Second, I see a recurring theme of introspection – are LGBTQ folks reflecting on their own privilege and how they engage the world? Are we giving any thought to how we change the world as individuals?
“What are you (me) doing to help or hurt the LGBTQ community in western pa?”
“Do you think all people who are gay know they are gay or could be attracted to a person of the same gender if the right person came along?”
“What role do you play in the LGBT community?”
“Maybe asking about most influential experience with the LGBT community.”
“Have you been involved with LGBT Activism?”
“How are you addressing your privilege in the LGBTQ community?”
“Are you happy?”
“How am I doing now, that these things have changed?”
“What are you doing to put your beliefs into practice?”
“How can you help change Western PA’s treatment of the LGBTQ community?”
“I would have asked more demographic questions people could opt out of.”
“Why do you think there is so much hated and discrimination in our community?”

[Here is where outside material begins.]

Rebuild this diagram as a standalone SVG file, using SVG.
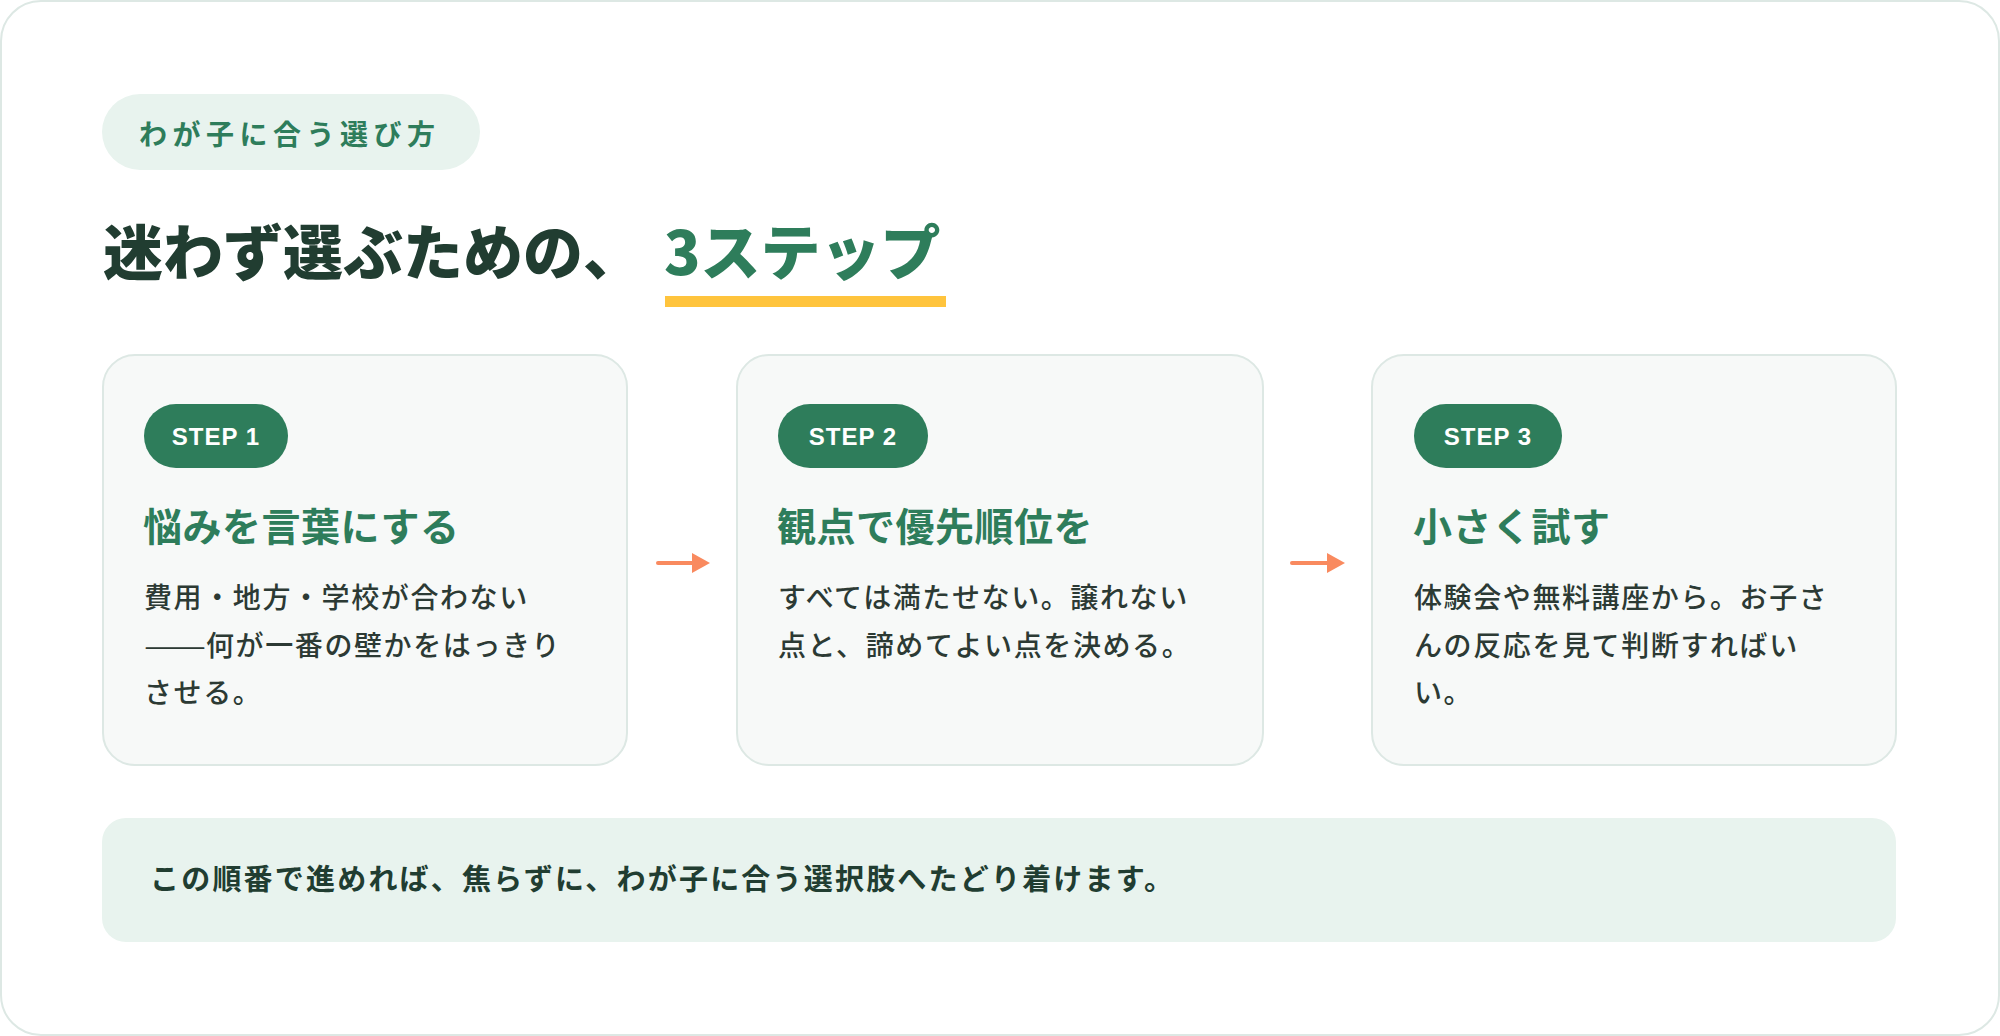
<svg xmlns="http://www.w3.org/2000/svg" width="2000" height="1036" viewBox="0 0 2000 1036">
  <defs>
    <style>
      .jp { font-family: "Noto Sans CJK JP", "Noto Sans", sans-serif; }
      .tag-text { font-size: 28px; font-weight: 700; fill: #2e7d5b; letter-spacing: 5.5px; }
      .title { font-size: 60px; font-weight: 900; fill: #213d31; }
      .title-accent { fill: #2e7d5b; }
      .card { fill: #f7f9f8; stroke: #dde8e4; stroke-width: 2; }
      .pill { fill: #2e7d5b; }
      .pill-text { font-family: "Liberation Sans", Arial, sans-serif; font-size: 24px; font-weight: 700; fill: #ffffff; letter-spacing: 1px; }
      .heading { font-size: 39px; font-weight: 700; fill: #2e7d5b; letter-spacing: 0.5px; }
      .body { font-size: 28px; font-weight: 500; fill: #2c3a34; letter-spacing: 1.6px; }
      .dash { font-weight: 400; letter-spacing: 0px; }
      .summary { font-size: 29px; font-weight: 700; fill: #213d31; letter-spacing: 2.2px; }
      .arrow { stroke: #f98a5f; stroke-width: 4; stroke-linecap: round; fill: none; }
    </style>
    <marker id="arrowhead" viewBox="0 0 18 20" refX="0" refY="10" markerWidth="18" markerHeight="20" markerUnits="userSpaceOnUse" orient="auto">
      <path d="M0,0 L18,10 L0,20 Z" fill="#f98a5f"/>
    </marker>
  </defs>

  <rect x="1" y="1" width="1998" height="1034" rx="40" fill="#ffffff" stroke="#dde8e4" stroke-width="2"/>

  <g id="tag">
    <rect x="102" y="94" width="378" height="76" rx="38" fill="#e8f3ee"/>
    <text class="jp tag-text" x="139" y="144.5">わが子に合う選び方</text>
  </g>

  <g id="title">
    <text class="jp title" x="103" y="275">迷わず選ぶための、</text>
    <text class="jp title title-accent" x="664" y="275">3ステップ</text>
    <rect x="665" y="296" width="281" height="11" fill="#ffc43d"/>
  </g>

  <g id="step1">
    <rect class="card" x="103" y="355" width="524" height="410" rx="32"/>
    <rect class="pill" x="144" y="404" width="144" height="64" rx="32"/>
    <text class="pill-text" x="216" y="445" text-anchor="middle">STEP 1</text>
    <text class="jp heading" x="143" y="541">悩みを言葉にする</text>
    <text class="jp body" x="144">
      <tspan x="144" y="608">費用・地方・学校が合わない</tspan>
      <tspan x="144" y="655.5" class="dash" textLength="62" lengthAdjust="spacingAndGlyphs">——</tspan><tspan x="206" y="655.5">何が一番の壁かをはっきり</tspan>
      <tspan x="144" y="703">させる。</tspan>
    </text>
  </g>

  <g id="step2">
    <rect class="card" x="737" y="355" width="526" height="410" rx="32"/>
    <rect class="pill" x="778" y="404" width="150" height="64" rx="32"/>
    <text class="pill-text" x="853" y="445" text-anchor="middle">STEP 2</text>
    <text class="jp heading" x="777" y="541">観点で優先順位を</text>
    <text class="jp body" x="778">
      <tspan x="778" y="608">すべては満たせない。譲れない</tspan>
      <tspan x="778" y="655.5">点と、諦めてよい点を決める。</tspan>
    </text>
  </g>

  <g id="step3">
    <rect class="card" x="1372" y="355" width="524" height="410" rx="32"/>
    <rect class="pill" x="1414" y="404" width="148" height="64" rx="32"/>
    <text class="pill-text" x="1488" y="445" text-anchor="middle">STEP 3</text>
    <text class="jp heading" x="1413" y="541">小さく試す</text>
    <text class="jp body" x="1414">
      <tspan x="1414" y="608">体験会や無料講座から。お子さ</tspan>
      <tspan x="1414" y="655.5">んの反応を見て判断すればい</tspan>
      <tspan x="1414" y="703">い。</tspan>
    </text>
  </g>

  <g id="connectors">
    <line class="arrow" x1="658" y1="563" x2="692" y2="563" marker-end="url(#arrowhead)"/>
    <line class="arrow" x1="1292" y1="563" x2="1327" y2="563" marker-end="url(#arrowhead)"/>
  </g>

  <g id="summary">
    <rect x="102" y="818" width="1794" height="124" rx="24" fill="#e8f3ee"/>
    <text class="jp summary" x="150" y="890">この順番で進めれば、焦らずに、わが子に合う選択肢へたどり着けます。</text>
  </g>
</svg>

“How do you practice self-care?“
Third, there’s concern for people who are closeted or not publicly out, but want to be connected. That’s a tenuous reality for many people who live in a world that celebrates marriage equality, but offers few legal protections. People are concerned about connections and relationships with an eye toward safety.
“Are there any business or public places that you feel comfortable and safe to socialize with others of the lgbt community in?”
“Where do I fit in our community :-(”
“What safe places do you enjoy using for LGBTQ events/activities?”
“Why is it important to you to “come out”?”
“How can closeted people find support and safety?”
“How many LGBTQ people do you interact with regularly?”
“How do you meet and network with your own community?”
“Why should you come out as LGBTQ?”
“Do you find it difficult to meet someone in Western PA?”
“If you are not ‘out’ why?”
“How do homophobic religions impact your daily life?”
Finally, there’s humor and perspective.
“Share a funny story about being gay in Beaver County.”
“I thought the questions were far reaching and not tedious to answer. “
“Would you be interested in attending a public water balloon fight?”
“what was Wilma Flintstone and Betty Rubble’s maiden names?”
“you asked everything that is very important”
“What parting wisdom joke or saying poem would u like to share?”
“What’s your favorite lesbian food?”
Overall, I think these suggestions reflect a healthy curiosity about how we structure our lives and our community to meet the needs of a truly diverse group of people who identify under the LGBTQ umbrella (if such a thing truly exists, perhaps yet another question to ask?) Are we asking enough questions? Are they the right questions? Do we encourage people across the board to reflect and share their thoughts on these matters?
My impression is that people acknowledge progress that has been made, but have significant differences on the magnitude of that progress.
I’ll be modifying the survey a bit before the New Year and hope to thoughtfully incorporate these suggestions. What would you add to this list?
I found this image on Flickr. It caught my eye because of question mark embedded on a pink building. Is the building in process of renovation or regeneration? Is it in decay? Some of both? I thought it aptly captured some of the mixed sentiments expressed above.